Senior Sophia Fisher has heard of the name Daesh, but chooses to continue to use ISIS to describe the group and its activities, because she believes most won’t understand her if she says Daesh. She said using Daesh cannot send a strong message unless it is used by the general public.

“It depends on the connotation because if you’re talking amongst people who are informed and you want to send a message, call them Daesh,” Fisher said. “Until it’s used commonly, it’s not going to have any greater effect because if you say Daesh people will not know what you’re talking about.”

This dichotomy over terminology can have a variety of different effects depending on the person. For some people, labels are ultimately irrelevant, because the event stays the same regardless of what we call it.

“We are splitting hairs with terminology,” Toohey said. “Student A might be super offended by a term we collectively agree is the latest, least offensive term, whereas Student B might be open to using that term. We’ve created this culture that throwing words around is offensive.”

Toohey also notes that hypervigilance about terminology can even prevent open discussion within the classroom.

“Jumping on someone’s use of a term squelches the comfort of free speech,” Toohey said.

However, he recognizes that as a teacher, he has the power to affect his students’ thoughts about an event.

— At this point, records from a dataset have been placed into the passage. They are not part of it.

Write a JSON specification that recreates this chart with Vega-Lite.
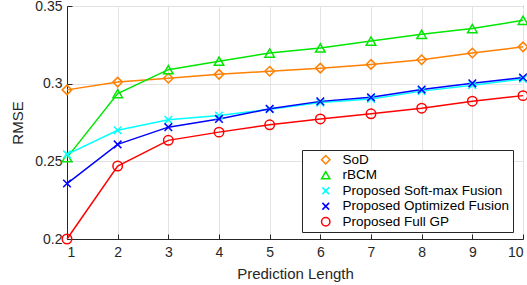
{
  "$schema": "https://vega.github.io/schema/vega-lite/v6.json",
  "autosize": "none",
  "width": 456,
  "height": 233,
  "padding": {"left": 67, "top": 6, "right": 4, "bottom": 46},
  "config": {
    "font": "Liberation Sans",
    "view": {"stroke": "#262626", "strokeWidth": 1},
    "axis": {
      "labelFont": "Liberation Sans", "titleFont": "Liberation Sans",
      "labelFontSize": 14, "titleFontSize": 15, "titleFontWeight": "normal",
      "labelColor": "#262626", "titleColor": "#262626",
      "domainColor": "#262626", "tickColor": "#262626",
      "tickSize": -5, "gridColor": "#e3e3e3", "gridWidth": 1
    }
  },
  "data": {"values": [
    {"x": 1, "rmse": 0.296, "method": "SoD"},
    {"x": 2, "rmse": 0.301, "method": "SoD"},
    {"x": 3, "rmse": 0.3035, "method": "SoD"},
    {"x": 4, "rmse": 0.306, "method": "SoD"},
    {"x": 5, "rmse": 0.308, "method": "SoD"},
    {"x": 6, "rmse": 0.310, "method": "SoD"},
    {"x": 7, "rmse": 0.3124, "method": "SoD"},
    {"x": 8, "rmse": 0.3154, "method": "SoD"},
    {"x": 9, "rmse": 0.3197, "method": "SoD"},
    {"x": 10, "rmse": 0.3237, "method": "SoD"},
    {"x": 1, "rmse": 0.2524, "method": "rBCM"},
    {"x": 2, "rmse": 0.2936, "method": "rBCM"},
    {"x": 3, "rmse": 0.309, "method": "rBCM"},
    {"x": 4, "rmse": 0.3145, "method": "rBCM"},
    {"x": 5, "rmse": 0.3197, "method": "rBCM"},
    {"x": 6, "rmse": 0.323, "method": "rBCM"},
    {"x": 7, "rmse": 0.3274, "method": "rBCM"},
    {"x": 8, "rmse": 0.3318, "method": "rBCM"},
    {"x": 9, "rmse": 0.3355, "method": "rBCM"},
    {"x": 10, "rmse": 0.3408, "method": "rBCM"},
    {"x": 1, "rmse": 0.2545, "method": "Proposed Soft-max Fusion"},
    {"x": 2, "rmse": 0.270, "method": "Proposed Soft-max Fusion"},
    {"x": 3, "rmse": 0.2767, "method": "Proposed Soft-max Fusion"},
    {"x": 4, "rmse": 0.2795, "method": "Proposed Soft-max Fusion"},
    {"x": 5, "rmse": 0.2835, "method": "Proposed Soft-max Fusion"},
    {"x": 6, "rmse": 0.2878, "method": "Proposed Soft-max Fusion"},
    {"x": 7, "rmse": 0.2902, "method": "Proposed Soft-max Fusion"},
    {"x": 8, "rmse": 0.2952, "method": "Proposed Soft-max Fusion"},
    {"x": 9, "rmse": 0.2990, "method": "Proposed Soft-max Fusion"},
    {"x": 10, "rmse": 0.3030, "method": "Proposed Soft-max Fusion"},
    {"x": 1, "rmse": 0.2357, "method": "Proposed Optimized Fusion"},
    {"x": 2, "rmse": 0.2609, "method": "Proposed Optimized Fusion"},
    {"x": 3, "rmse": 0.272, "method": "Proposed Optimized Fusion"},
    {"x": 4, "rmse": 0.2773, "method": "Proposed Optimized Fusion"},
    {"x": 5, "rmse": 0.2838, "method": "Proposed Optimized Fusion"},
    {"x": 6, "rmse": 0.2886, "method": "Proposed Optimized Fusion"},
    {"x": 7, "rmse": 0.2912, "method": "Proposed Optimized Fusion"},
    {"x": 8, "rmse": 0.2962, "method": "Proposed Optimized Fusion"},
    {"x": 9, "rmse": 0.3002, "method": "Proposed Optimized Fusion"},
    {"x": 10, "rmse": 0.304, "method": "Proposed Optimized Fusion"},
    {"x": 1, "rmse": 0.200, "method": "Proposed Full GP"},
    {"x": 2, "rmse": 0.247, "method": "Proposed Full GP"},
    {"x": 3, "rmse": 0.2635, "method": "Proposed Full GP"},
    {"x": 4, "rmse": 0.2688, "method": "Proposed Full GP"},
    {"x": 5, "rmse": 0.2735, "method": "Proposed Full GP"},
    {"x": 6, "rmse": 0.2773, "method": "Proposed Full GP"},
    {"x": 7, "rmse": 0.2806, "method": "Proposed Full GP"},
    {"x": 8, "rmse": 0.2842, "method": "Proposed Full GP"},
    {"x": 9, "rmse": 0.2887, "method": "Proposed Full GP"},
    {"x": 10, "rmse": 0.2923, "method": "Proposed Full GP"}
  ]},
  "encoding": {
    "x": {"field": "x", "type": "quantitative",
      "scale": {"domain": [1, 10], "nice": false, "zero": false},
      "axis": {"title": "Prediction Length", "values": [1,2,3,4,5,6,7,8,9,10], "labelPadding": 11, "titlePadding": 7}},
    "y": {"field": "rmse", "type": "quantitative",
      "scale": {"domain": [0.2, 0.35], "nice": false, "zero": false},
      "axis": {"title": "RMSE", "values": [0.2, 0.25, 0.3, 0.35], "format": ".2~f", "labelPadding": 10, "titlePadding": 9}},
    "color": {"field": "method", "type": "nominal",
      "scale": {
        "domain": ["SoD", "rBCM", "Proposed Soft-max Fusion", "Proposed Optimized Fusion", "Proposed Full GP"],
        "range": ["#ff8000", "#00e600", "#00ffff", "#0000ff", "#ff0000"]},
      "legend": {
        "title": null, "orient": "none", "legendX": 235, "legendY": 144,
        "labelFont": "Liberation Sans", "labelFontSize": 13.5, "labelColor": "#000000",
        "labelLimit": 400,
        "strokeColor": "#262626", "fillColor": "#ffffff", "padding": 3,
        "rowPadding": 0.5, "symbolSize": 70, "symbolStrokeWidth": 1.5, "labelOffset": 10,
        "symbolOffset": 14
      }
    }
  },
  "layer": [
    {"mark": {"type": "line", "strokeWidth": 1.5}},
    {"mark": {"type": "point", "filled": false, "strokeWidth": 1.5, "size": 90, "opacity": 1},
      "encoding": {
        "shape": {"field": "method", "type": "nominal",
          "scale": {
            "domain": ["SoD", "rBCM", "Proposed Soft-max Fusion", "Proposed Optimized Fusion", "Proposed Full GP"],
            "range": ["diamond", "triangle-up", "M-0.8,-0.8L0.8,0.8M-0.8,0.8L0.8,-0.8", "M-0.8,-0.8L0.8,0.8M-0.8,0.8L0.8,-0.8", "circle"]}
        }
      }
    }
  ]
}
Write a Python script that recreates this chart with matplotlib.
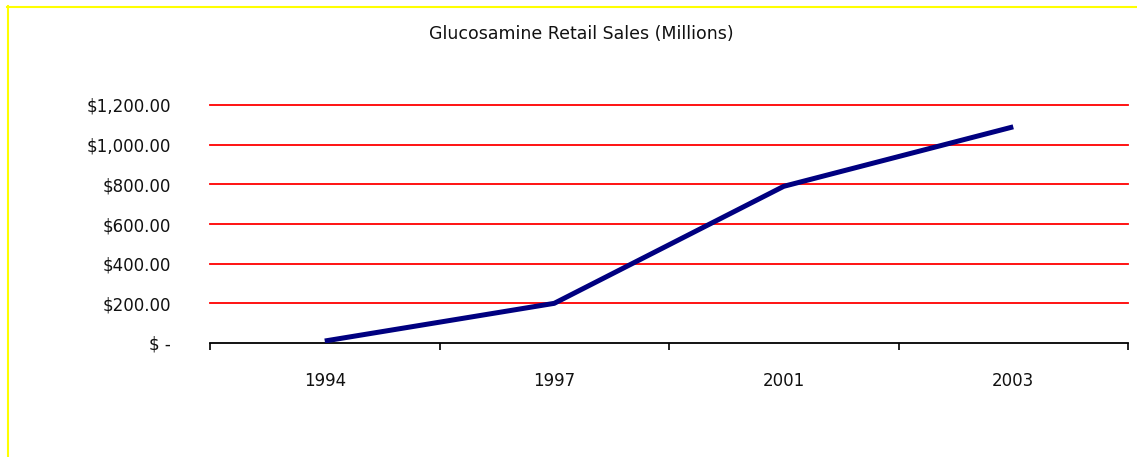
import matplotlib
matplotlib.use("Agg")
import matplotlib.pyplot as plt
from matplotlib.lines import Line2D

# Sales data (millions of dollars)
years = ['1994', '1997', '2001', '2003']
sales = [10, 200, 790, 1090]

y_ticks = [0, 200, 400, 600, 800, 1000, 1200]
y_labels = ['$ -', '$200.00', '$400.00', '$600.00', '$800.00', '$1,000.00', '$1,200.00']

plt.rcParams['font.family'] = ['DejaVu Sans']

W, H = 1137, 457
fig = plt.figure(figsize=(W / 100, H / 100), dpi=100)
fig.patch.set_facecolor('white')

# Axes placed in pixel terms
left, right, bottom, top = 210, 1128, 343, 105
ax = fig.add_axes([left / W, (H - bottom) / H, (right - left) / W, (bottom - top) / H])

x = list(range(len(years)))
ax.plot(x, sales, color='#000080', linewidth=3.6, solid_capstyle='butt', zorder=3)

ax.set_xlim(-0.5, len(years) - 0.5)
ax.set_ylim(0, 1200)

# Category axis: labels centred, tick marks between categories
ax.set_xticks(x)
ax.set_xticklabels(years, fontsize=12, color='#111111')
ax.set_xticks([i - 0.5 for i in range(len(years) + 1)], minor=True)
ax.tick_params(axis='x', which='major', length=0, pad=21)
ax.tick_params(axis='x', which='minor', length=5, width=1.2, color='black', direction='out')

ax.set_yticks(y_ticks)
ax.set_yticklabels(y_labels, fontsize=12, color='#111111')
ax.tick_params(axis='y', length=0, pad=28)

for v in y_ticks[1:]:
    ax.axhline(v, color='#ff0000', linewidth=1.3, zorder=1, clip_on=False)

for s in ['left', 'right', 'top']:
    ax.spines[s].set_visible(False)
ax.spines['bottom'].set_color('black')
ax.spines['bottom'].set_linewidth(1.3)

fig.text(581 / W, 1 - 34 / H, 'Glucosamine Retail Sales (Millions)', ha='center', va='center',
         fontsize=12.5, color='#111111')

# Yellow frame along the top and left edges
fig.add_artist(Line2D([7.5 / W, 7.5 / W], [0, 1 - 6 / H], transform=fig.transFigure,
                      color='#ffff00', linewidth=1.5))
fig.add_artist(Line2D([7 / W, 1], [1 - 6.5 / H, 1 - 6.5 / H], transform=fig.transFigure,
                      color='#ffff00', linewidth=1.5))

fig.savefig('out.png', dpi=100)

“I try my hardest to be indifferent, but I am sure I impact them or lead them in certain directions,” Toohey said.

On the other hand, using different terms can affect someone’s understanding of the given event. Since so many students rely on school, teachers, and peers for news, what words are used can influence how the student perceives the event, and thus, their beliefs towards it.

As a student, Wang sees language has the power to shed a different light on certain events.

“I think that the way that a subject or event is described can color your opinion of it, which is why it’s important to not just depend on a few sources.” Wang said.